_What is asked_
Leave out the pictures and retype only the lines from the opening line to the line that holds "var svgHeight = 859;", both ends included.

*** Dataset records ***

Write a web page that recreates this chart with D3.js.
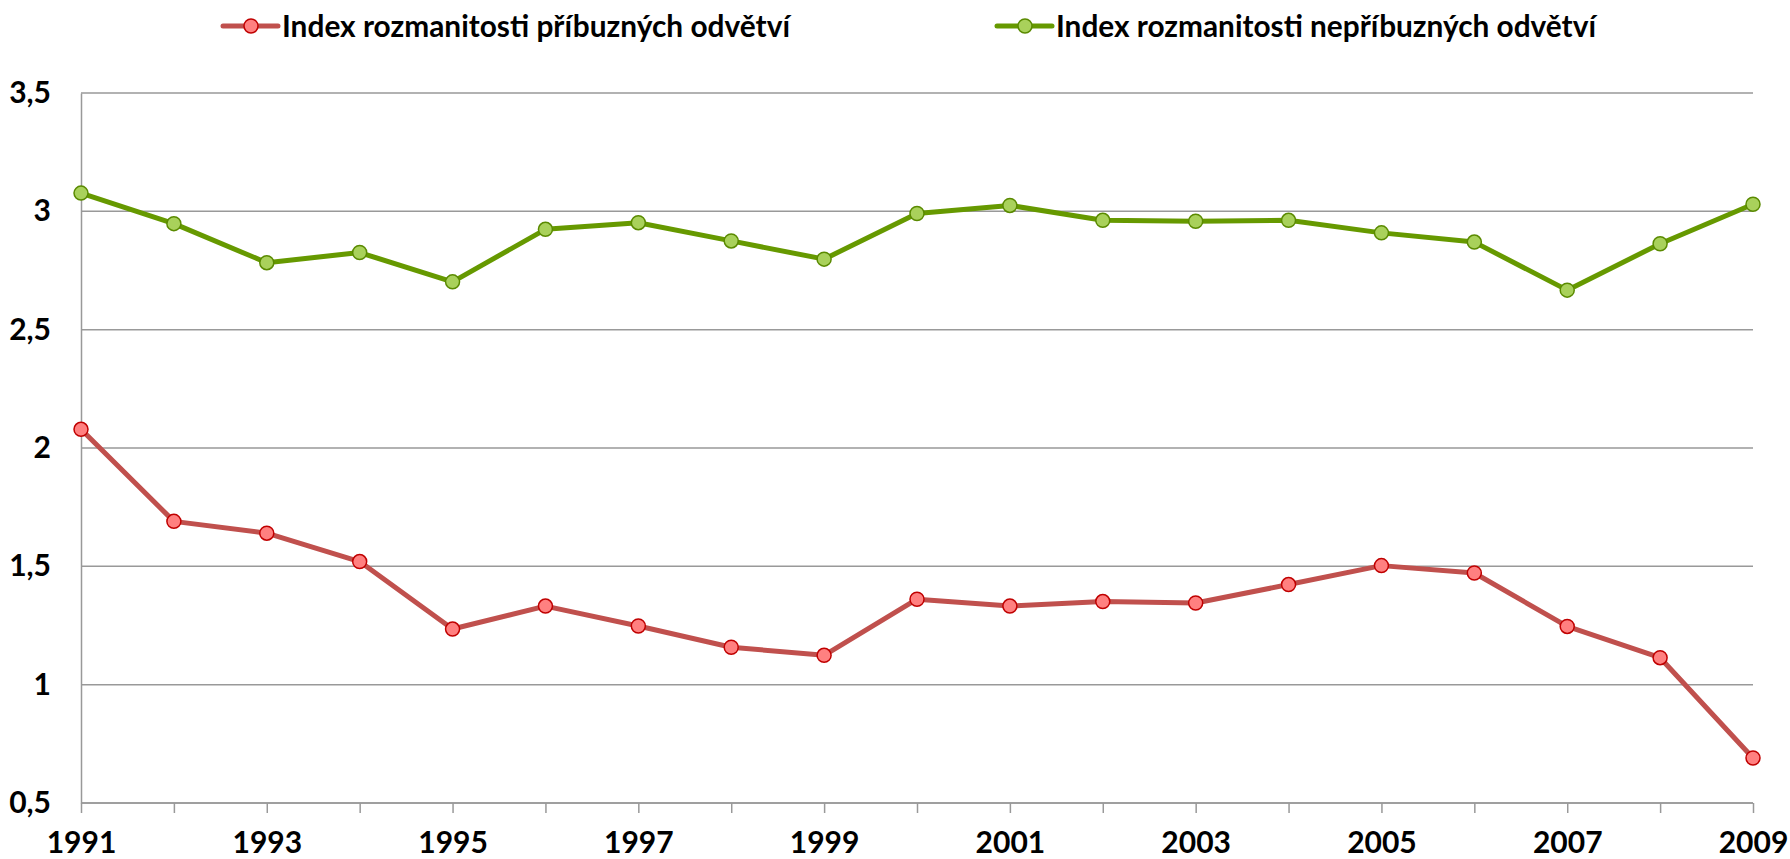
<!DOCTYPE html>
<html>
<head>
<meta charset="utf-8">
<script src="https://cdn.jsdelivr.net/npm/d3@7"></script>
<style>
  body { margin: 0; background: #fff; }
  text { font-family: Lato, "Open Sans", sans-serif; font-weight: bold; fill: #000; }
</style>
</head>
<body>
<div class="chart"></div>
<script>
// data
var years = [1991, 1992, 1993, 1994, 1995, 1996, 1997, 1998, 1999, 2000,
  2001, 2002, 2003, 2004, 2005, 2006, 2007, 2008, 2009];
var related = [2.079, 1.690, 1.640, 1.520, 1.235, 1.332, 1.248, 1.158, 1.124, 1.361,
  1.332, 1.351, 1.345, 1.423, 1.503, 1.472, 1.246, 1.114, 0.690];
var unrelated = [3.077, 2.948, 2.783, 2.826, 2.702, 2.924, 2.952, 2.875, 2.798, 2.991,
  3.025, 2.962, 2.958, 2.962, 2.909, 2.870, 2.667, 2.863, 3.030];
var seriesNames = ["Index rozmanitosti příbuzných odvětví", "Index rozmanitosti nepříbuzných odvětví"];
var yTicks = [0.5, 1, 1.5, 2, 2.5, 3, 3.5];
var xTickLabels = [1991, 1993, 1995, 1997, 1999, 2001, 2003, 2005, 2007, 2009];

var svgWidth = 1790;
var svgHeight = 859;

var margin = { top: 93, right: 37, bottom: 56, left: 81 };
var width = svgWidth - margin.left - margin.right;
var height = svgHeight - margin.top - margin.bottom;

var svg = d3.select(".chart")
  .append("svg")
  .attr("width", svgWidth)
  .attr("height", svgHeight);

var chartGroup = svg.append("g")
  .attr("transform", `translate(${margin.left}, ${margin.top})`);

var xScale = d3.scaleLinear()
  .domain([d3.min(years), d3.max(years)])
  .range([0, width]);

var yScale = d3.scaleLinear()
  .domain([0.5, 3.5])
  .range([height, 0]);

var gridColor = "#999999";

// horizontal grid lines
chartGroup.append("g")
  .selectAll("line")
  .data(yTicks)
  .enter()
  .append("line")
  .attr("x1", 0)
  .attr("x2", width)
  .attr("y1", d => yScale(d))
  .attr("y2", d => yScale(d))
  .attr("stroke", gridColor)
  .attr("stroke-width", 1.5);

// y axis
var leftAxis = d3.axisLeft(yScale)
  .tickValues(yTicks)
  .tickSize(0)
  .tickPadding(30)
  .tickFormat(d => String(d).replace(".", ","));

var yAxis = chartGroup.append("g").call(leftAxis);
yAxis.select(".domain").attr("stroke", gridColor).attr("stroke-width", 1.5);
yAxis.selectAll("text")
  .attr("font-size", 30)
  .attr("font-family", "Lato")
  .attr("font-weight", 900)
  .attr("fill", "#000");

// x axis
var bottomAxis = d3.axisBottom(xScale)
  .tickValues(years)
  .tickSize(10)
  .tickPadding(19)
  .tickFormat(d => xTickLabels.indexOf(d) >= 0 ? d : "");

var xAxis = chartGroup.append("g")
  .attr("transform", `translate(0, ${height})`)
  .call(bottomAxis);
xAxis.select(".domain").attr("stroke", gridColor).attr("stroke-width", 1.5)
  .attr("d", `M0,0H${width}`);
xAxis.selectAll(".tick line").attr("stroke", gridColor).attr("stroke-width", 1.5);
xAxis.selectAll("text")
  .attr("font-size", 30)
  .attr("font-family", "Lato")
  .attr("font-weight", 900)
  .attr("fill", "#000");

var styles = [
  { values: related, line: "#C0504D", fill: "#FF8080", stroke: "#C00000" },
  { values: unrelated, line: "#669900", fill: "#A9D15B", stroke: "#5A8A00" }
];

var line = d3.line()
  .x((d, i) => xScale(years[i]))
  .y(d => yScale(d));

styles.forEach(function(s) {
  chartGroup.append("path")
    .datum(s.values)
    .attr("fill", "none")
    .attr("stroke", s.line)
    .attr("stroke-width", 5)
    .attr("stroke-linejoin", "round")
    .attr("d", line);

  chartGroup.append("g")
    .selectAll("circle")
    .data(s.values)
    .enter()
    .append("circle")
    .attr("cx", (d, i) => xScale(years[i]))
    .attr("cy", d => yScale(d))
    .attr("r", 7)
    .attr("fill", s.fill)
    .attr("stroke", s.stroke)
    .attr("stroke-width", 1.5);
});

// legend
var legendX = [223, 997];
var legendWidths = [508, 540];
styles.forEach(function(s, i) {
  var g = svg.append("g").attr("transform", `translate(${legendX[i]}, 26)`);
  g.append("line")
    .attr("x1", 0).attr("x2", 55)
    .attr("y1", 0).attr("y2", 0)
    .attr("stroke", s.line)
    .attr("stroke-width", 5)
    .attr("stroke-linecap", "round");
  g.append("circle")
    .attr("cx", 28).attr("cy", 0).attr("r", 7)
    .attr("fill", s.fill)
    .attr("stroke", s.stroke)
    .attr("stroke-width", 1.5);
  g.append("text")
    .attr("x", 59)
    .attr("y", 11)
    .attr("font-size", 30)
    .attr("font-weight", 900)
    .attr("textLength", legendWidths[i])
    .attr("lengthAdjust", "spacingAndGlyphs")
    .text(seriesNames[i]);
});
</script>
</body>
</html>
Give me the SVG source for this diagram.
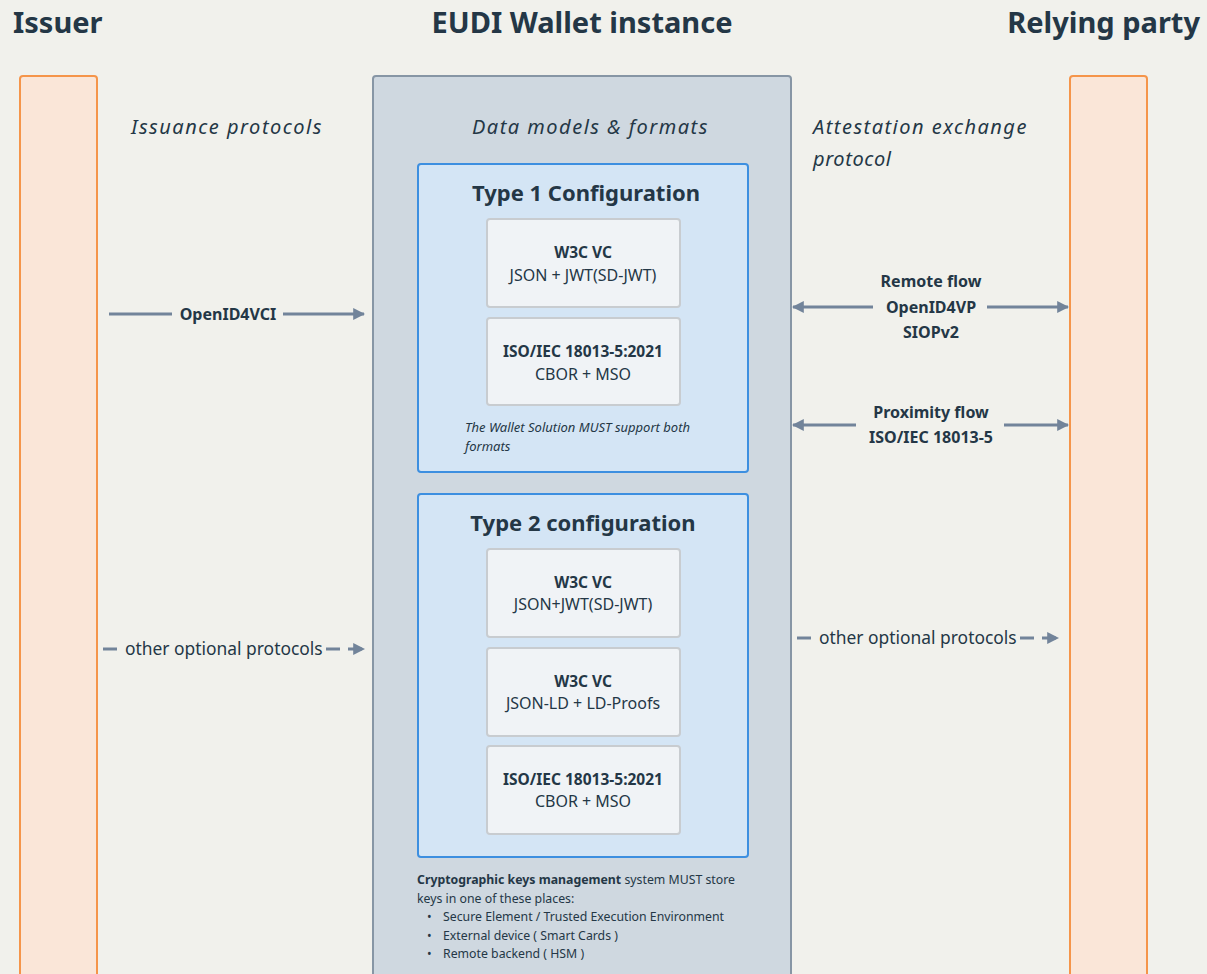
<svg xmlns="http://www.w3.org/2000/svg" width="1207" height="974" viewBox="0 0 1207 974">
<defs>
<marker id="ah" viewBox="0 0 10 10" refX="9" refY="5" markerWidth="4" markerHeight="4" orient="auto-start-reverse" markerUnits="strokeWidth">
<path d="M0,0 L10,5 L0,10 z" fill="#72849a"/>
</marker>
<style>
text{font-family:"Noto Sans","DejaVu Sans",sans-serif;fill:#243746}
.h{font-size:29px;font-weight:700}
.it{font-size:20px;font-style:italic;letter-spacing:0.6px}
.lane{fill:#fae6d8;stroke:#f5954a;stroke-width:2}
.wallet{fill:#cfd8e0;stroke:#8796a5;stroke-width:2}
.cfg{fill:#d4e5f5;stroke:#3d8fe0;stroke-width:2}
.fmt{fill:#f0f3f6;stroke:#c8ccd0;stroke-width:2}
.ct{font-size:22px;font-weight:700;text-anchor:middle}
.fb{font-size:15.5px;font-weight:700;text-anchor:middle}
.fr{font-size:16px;text-anchor:middle}
.cl{fill:none;stroke:#72849a;stroke-width:3}
.dash{stroke-dasharray:14 8}
.lb{font-size:16px;font-weight:700;text-anchor:middle}
.lr{font-size:17.4px}
.sm{font-size:12.3px}
</style>
</defs>
<rect width="1207" height="974" fill="#f1f1ec"/>
<g id="issuer">
<text class="h" x="13" y="33">Issuer</text>
<rect class="lane" x="20" y="76" width="77" height="920" rx="3"/>
</g>
<g id="wallet">
<text class="h" x="582" y="33" text-anchor="middle">EUDI Wallet instance</text>
<rect class="wallet" x="373" y="76" width="418" height="920" rx="3"/>
<text class="it" x="590" y="134" text-anchor="middle" textLength="236">Data models &amp; formats</text>
</g>
<g id="relying-party">
<text class="h" x="1200" y="33" text-anchor="end">Relying party</text>
<rect class="lane" x="1070" y="76" width="77" height="920" rx="3"/>
</g>
<g id="issuance-label"><text class="it" x="131" y="134" textLength="191">Issuance protocols</text></g>
<g id="attestation-label"><text class="it" x="813" y="134" textLength="214">Attestation exchange</text><text class="it" x="813" y="166">protocol</text></g>
<g id="type1">
<rect class="cfg" x="418" y="164" width="330" height="308" rx="3"/>
<text class="ct" x="586" y="201">Type 1 Configuration</text>
</g>
<g id="t1-w3c">
<rect class="fmt" x="487" y="219" width="193" height="88" rx="3"/>
<text class="fb" x="583" y="258">W3C VC</text>
<text class="fr" x="583" y="281">JSON + JWT(SD-JWT)</text>
</g>
<g id="t1-iso">
<rect class="fmt" x="487" y="318" width="193" height="87" rx="3"/>
<text class="fb" x="583" y="357">ISO/IEC 18013-5:2021</text>
<text class="fr" x="583" y="380">CBOR + MSO</text>
</g>
<g id="t1-note">
<text x="465" y="432" font-style="italic" font-size="13">The Wallet Solution MUST support both</text>
<text x="465" y="451" font-style="italic" font-size="13">formats</text>
</g>
<g id="type2">
<rect class="cfg" x="418" y="494" width="330" height="363" rx="3"/>
<text class="ct" x="583" y="531">Type 2 configuration</text>
</g>
<g id="t2-w3c-jwt">
<rect class="fmt" x="487" y="549" width="193" height="88" rx="3"/>
<text class="fb" x="583" y="588">W3C VC</text>
<text class="fr" x="583" y="610">JSON+JWT(SD-JWT)</text>
</g>
<g id="t2-w3c-ld">
<rect class="fmt" x="487" y="648" width="193" height="88" rx="3"/>
<text class="fb" x="583" y="687">W3C VC</text>
<text class="fr" x="583" y="709">JSON-LD + LD-Proofs</text>
</g>
<g id="t2-iso">
<rect class="fmt" x="487" y="746" width="193" height="88" rx="3"/>
<text class="fb" x="583" y="785">ISO/IEC 18013-5:2021</text>
<text class="fr" x="583" y="807">CBOR + MSO</text>
</g>
<g id="crypto-note">
<text class="sm" x="417" y="884"><tspan font-weight="700">Cryptographic keys management</tspan> system MUST store</text>
<text class="sm" x="417" y="903">keys in one of these places:</text>
<text class="sm" x="427" y="921">•</text><text class="sm" x="443" y="921">Secure Element / Trusted Execution Environment</text>
<text class="sm" x="427" y="940">•</text><text class="sm" x="443" y="940">External device ( Smart Cards )</text>
<text class="sm" x="427" y="958">•</text><text class="sm" x="443" y="958">Remote backend ( HSM )</text>
</g>
<g id="connectors">
<path class="cl" d="M109,314 H172"/>
<path class="cl" d="M283,314 H364" marker-end="url(#ah)"/>
<text class="lb" x="228" y="320">OpenID4VCI</text>
<path class="cl" d="M987,307 H1068" marker-end="url(#ah)"/>
<path class="cl" d="M873,307 H793" marker-end="url(#ah)"/>
<text class="lb" x="931" y="287">Remote flow</text>
<text class="lb" x="931" y="313">OpenID4VP</text>
<text class="lb" x="931" y="338">SIOPv2</text>
<path class="cl" d="M856,425 H793" marker-end="url(#ah)"/>
<path class="cl" d="M1004,425 H1068" marker-end="url(#ah)"/>
<text class="lb" x="931" y="418">Proximity flow</text>
<text class="lb" x="931" y="443">ISO/IEC 18013-5</text>
<path class="cl" d="M103,649 H117"/>
<path class="cl dash" d="M326,649 H364" marker-end="url(#ah)"/>
<text class="lr" x="125" y="655">other optional protocols</text>
<path class="cl" d="M797,638 H811"/>
<path class="cl dash" d="M1020,638 H1058" marker-end="url(#ah)"/>
<text class="lr" x="819" y="644">other optional protocols</text>
</g>
</svg>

***

_Result below_
Write a web page that recreates this chart with D3.js.
<!DOCTYPE html>
<html>
<head>
<meta charset="utf-8">
<script src="https://cdn.jsdelivr.net/npm/d3@7"></script>
<style>
  body { margin: 0; background: #fff; }
  text { font-family: Lato, "Open Sans", sans-serif; font-weight: bold; fill: #000; }
</style>
</head>
<body>
<div class="chart"></div>
<script>
// data
var years = [1991, 1992, 1993, 1994, 1995, 1996, 1997, 1998, 1999, 2000,
  2001, 2002, 2003, 2004, 2005, 2006, 2007, 2008, 2009];
var related = [2.079, 1.690, 1.640, 1.520, 1.235, 1.332, 1.248, 1.158, 1.124, 1.361,
  1.332, 1.351, 1.345, 1.423, 1.503, 1.472, 1.246, 1.114, 0.690];
var unrelated = [3.077, 2.948, 2.783, 2.826, 2.702, 2.924, 2.952, 2.875, 2.798, 2.991,
  3.025, 2.962, 2.958, 2.962, 2.909, 2.870, 2.667, 2.863, 3.030];
var seriesNames = ["Index rozmanitosti příbuzných odvětví", "Index rozmanitosti nepříbuzných odvětví"];
var yTicks = [0.5, 1, 1.5, 2, 2.5, 3, 3.5];
var xTickLabels = [1991, 1993, 1995, 1997, 1999, 2001, 2003, 2005, 2007, 2009];

var svgWidth = 1790;
var svgHeight = 859;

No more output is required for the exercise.